Modern artists, on the other hand, have already seen what feels like everything that can be seen. So when we move to create something new, we’re often left to wonder if that’s even worth our time.
Amateur novelists experience so little validation, outside of our own and that of our close peers, that we need to be constantly reminded that we, and our quirky stories, are worth it.
All too often, I hear amateur writers say things like:
“I don’t know if my story is good enough…”
“I don’t know if my writing is good enough…”
“I don’t know if anyone will like what I have to write about…”
And the funny thing is, none of that matters!
If you enjoy your story, if you can string a sentence together (regardless of how shabby), and if you like what you have to write about, then you should write it. Period.

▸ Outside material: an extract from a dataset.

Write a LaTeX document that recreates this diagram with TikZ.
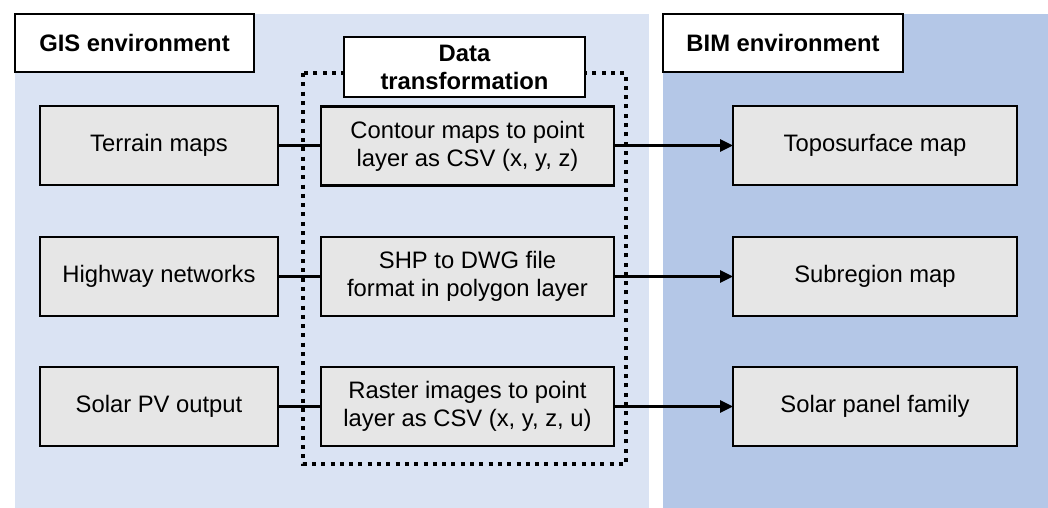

Picasso did not concern himself with whether or not people would like his quirky artwork; likewise, E.L. James dropped all concerns when she chose to create 50 Shades of Grey
At some point, we amateur novelists need to remind ourselves that, from the womb, humans are artists; we are storytellers and creators, masterminds and inventors, builders, actors, and thinkers.
It’s why we currently dominate the planet, because we like to CREATE that which we currently do not have.
So if you find yourself uncertain about a book concept, or wavering on your ability to bring it to life, remind yourself that your only mission in life, as a human being on planet Earth, is to create. In whatever fashion that best suits your abilities.
And if that means writing a novel about the murderous, rampaging daughter of Santa Claus, so be it 😉
Do you ever look up at the pale moonlight and howl long and lonely like a starved werewolf because your book alludes you so? Yea…me neither. Wouldn’t know anything about that.
I’m on day 24 and it’s a hard knock life, you guys, but you know what? I’m getting somewhere!
I’m ending the day with the realization that, although my rough draft needs to be redone, it can actually be redone as my official first draft.
See? Sometimes we think we’re failing when, in fact, we’re getting somewhere; maybe just not in the ways we had envisioned.